The lower plaque lists the names of the ten crew members. Lt Kriegshauser (whose name is misspelled on the plaque was pilot; Lt Lyle Curtis (co-pilot); Lt John Whicker Humphrey (navigator); Lt Melchor Hernandez (bomb-aimer); Sgt Robert Mayfield (radio operator/log-keeper/photographer); Sgt Harry Estabrooks (flight engineer/top-turret gunner); Sgt Charles Tuttle (lower turret gunner); Sgt Maurice Robbins (rear-gunner); Sgt Vito Ambrosio (waist-gunner and assistant radio operator) and Sgt George Malcolm Williams (waist-gunner and assistant flight engineer).

== Flypasts for 75th & 80th Anniversaries ==
In January 2019, BBC Breakfast presenter Dan Walker met Tony Foulds. This led to Walker publicising Fould's wish for a commemorative flypast over the memorial.

On 22 February 2019, at 8:45 am, the United States Air Force (USAF) and Royal Air Force (RAF) carried out a fly-past to commemorate the 75th anniversary of the crash. The ten aircraft involved were, in order:

- Dakota ZA947 of the RAF's Battle of Britain Memorial Flight (flying from RAF Coningsby)
- MC-130J Commando II and CV-22 Osprey of the USAF's 352d Special Operations Wing (RAF Mildenhall)
- KC-135 Stratotanker of the USAF's 100th Air Refueling Wing (RAF Mildenhall)
- Two Typhoons of the RAF's 41 Squadron (RAF Coningsby)
- Four F-15E Strike Eagles of USAF 48th Fighter Wing (RAF Lakenheath), flying in missing man formation

The names of all ten of the Mi Amigo crew were painted onto the F-15Es. The F-15Es flew on to perform a second flypast at the American Cemetery and Memorial at Cambridge, where three of the crew are buried, the others having been repatriated.

Thousands of members of the public watched the flypast from the park, alongside relatives of the deceased air crew.
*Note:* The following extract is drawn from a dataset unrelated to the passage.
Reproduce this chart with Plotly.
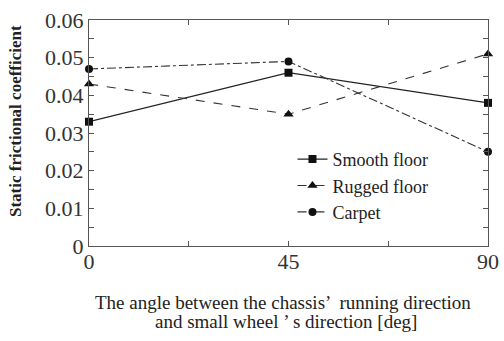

BBC Breakfast was broadcast live from the event with family members of Lt Kriegshauser and Lt Hernandez as featured guests. The related hashtags "#RememberTheTen", "#MiAmigo75th" and "#sheffieldflypast" were trending on Twitter.

On 22 February 2024, at 11:00am, two F-15E Strike Eagles of the USAF 48th Fighter Wing from RAF Lakenheath, performed a fly-past to commemorate the 80th anniversary of the crash.